Anil Agarwal, billionaire and owner of Vedanta Resources Plc. (Photographer: Waldo Swiegers/Bloomberg)

India Court Halts Billionaire Agarwal’s Plan to Buy Videocon

An appeals court in India halted billionaire Anil Agarwal’s plan to take over Videocon Industries Ltd., after some creditors challenged the steep haircut imposed upon banks in the deal.

The National Company Law Appellate Tribunal on Monday stayed a bankruptcy court’s verdict that approved the sale of Videocon Industries to Twin Star Technologies -- part of Agarwal’s Vedanta Group -- on an appeal by Bank of Maharashtra, said Chaitanya B. Nikte, the bank’s lawyer. IFCI Ltd. has also appealed the approval, according to updates on the appeals court’s website.

India Court Halts Billionaire Agarwal’s Plan to Buy Videocon

“Bank of Maharashtra is a dissenting creditor and one of the lead appellants objecting the approval with steep haircut,” the lender’s lawyer Chaitanya B. Nikte said.

Agarwal’s firm proposed to pay around 29.6 billion rupees ($395 million) to acquire Videocon Industries, which owed around $8.6 billion to creditors. The amount Agarwal’s firm will pay is “surprisingly close” to the liquidation value of the bankrupt firm and the dissenting lenders cannot be paid less than the liquidation value, lawyers for Bank of Maharashtra and IDFC said during the hearing, according to the order on the court’s website.

Lawyers for Bank of Maharashtra and IFCI also objected to the major part of the payment by Agarwal’s firm being made through non-convertible debentures instead of cash.

The court stayed the deal “considering the exceptional facts” of the case and directed the companies to maintain status as before the bankruptcy court approved the take over, according to the order.

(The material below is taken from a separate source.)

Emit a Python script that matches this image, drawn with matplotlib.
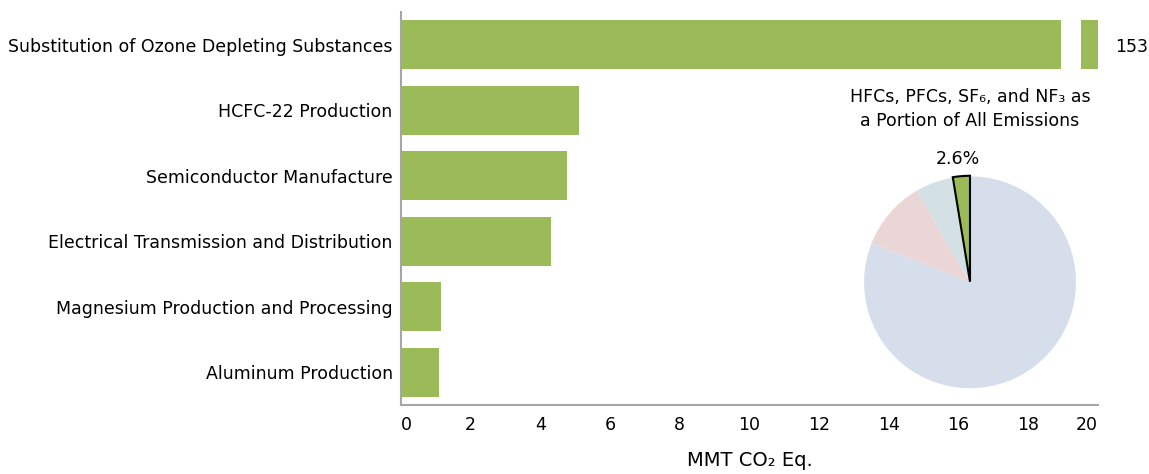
#!/usr/bin/env python
#
# bar chart of fluorinated gas sources with a pie inset
#----------------------------------------------------------------
import matplotlib
matplotlib.use('Agg')
#----------------------------------------------------------------
import numpy as np
import matplotlib.pyplot as plt
from matplotlib.patches import Rectangle

# bar data (MMT CO2 Eq.)
sources = ['Substitution of Ozone Depleting Substances',
           'HCFC-22 Production',
           'Semiconductor Manufacture',
           'Electrical Transmission and Distribution',
           'Magnesium Production and Processing',
           'Aluminum Production']
values = [153, 5.1, 4.75, 4.3, 1.15, 1.1]

# pie data (percent of all emissions)
pielabels = ['HFCs, PFCs, SF6, NF3', 'N2O', 'CH4', 'CO2']
pievalues = [2.6, 5.8, 10.6, 81.0]
piecolors = ['#9bbb59', '#d3e1e5', '#ead6d6', '#d5deea']

xmax = 20
xticks = list(range(0, 22, 2))
green = '#9bbb59'
spinecol = '#a6a6a6'
fsize = 12.5

fig = plt.figure(figsize=(11.49, 4.74), dpi=100)
ax = fig.add_axes([0.349, 0.1456, 0.6065, 0.8294])

ypos = np.arange(len(sources))
# clip bars at the axis limit, the big one gets a break drawn on it
ax.barh(ypos, [min(v, xmax) for v in values], height=0.75, color=green, zorder=2)
ax.set_xlim(0, xmax)
ax.set_ylim(len(sources) - 0.5, -0.5)

# axis break on the bars that run past the limit
for i in range(len(values)):
    if values[i] > xmax:
        ax.add_patch(Rectangle((18.95, i - 0.45), 0.57, 0.9, facecolor='white',
                               edgecolor='none', zorder=3))
        ax.annotate(str(values[i]), xy=(1.0, i), xycoords=('axes fraction', 'data'),
                    xytext=(24, -2), textcoords='offset points', ha='center',
                    va='center', fontsize=fsize)

ax.set_yticks(ypos)
ax.set_yticklabels(sources, fontsize=fsize)
ax.set_xticks(xticks)
ax.set_xticklabels([str(t) for t in xticks], fontsize=fsize)
xt = ax.get_xticklabels()
xt[0].set_ha('left')
xt[-1].set_ha('right')
ax.tick_params(axis='both', length=0)
ax.tick_params(axis='x', pad=8)
ax.tick_params(axis='y', pad=6)
ax.set_xlabel('MMT CO\u2082 Eq.', fontsize=fsize + 1.5, labelpad=12)

for s in ['top', 'right']:
    ax.spines[s].set_visible(False)
for s in ['left', 'bottom']:
    ax.spines[s].set_color(spinecol)
    ax.spines[s].set_linewidth(1.5)

#----------------------------------------------------------------
# pie inset
#----------------------------------------------------------------
pax = fig.add_axes([0.752, 0.181, 0.1845, 0.447])
wedges, _ = pax.pie(pievalues, colors=piecolors, startangle=90,
                    counterclock=True, explode=[0.005, 0, 0, 0], radius=1.0)
wedges[0].set_edgecolor('black')
wedges[0].set_linewidth(1.5)
wedges[0].set_zorder(3)
pax.set_xlim(-1.0, 1.0)
pax.set_ylim(-1.0, 1.0)
pax.set_aspect('equal')
pax.axis('off')

fig.text(970 / 1149, 1 - 109 / 474,
         'HFCs, PFCs, SF\u2086, and NF\u2083 as\na Portion of All Emissions',
         ha='center', va='center', fontsize=fsize, linespacing=1.5)
fig.text(958 / 1149, 1 - 159 / 474, '%.1f%%' % pievalues[0], ha='center',
         va='center', fontsize=fsize)

plt.savefig('out.png', dpi=100)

The NCLAT will hear the case next on September 7, Nikte said. Emails to spokespersons of Vedanta and the lead lender to Videocon, State Bank of India, remained unanswered. Lawyers for Twin Star and the bankruptcy administrator defended the approval, saying the plan is in compliance with the country’s insolvency laws, according to the court order.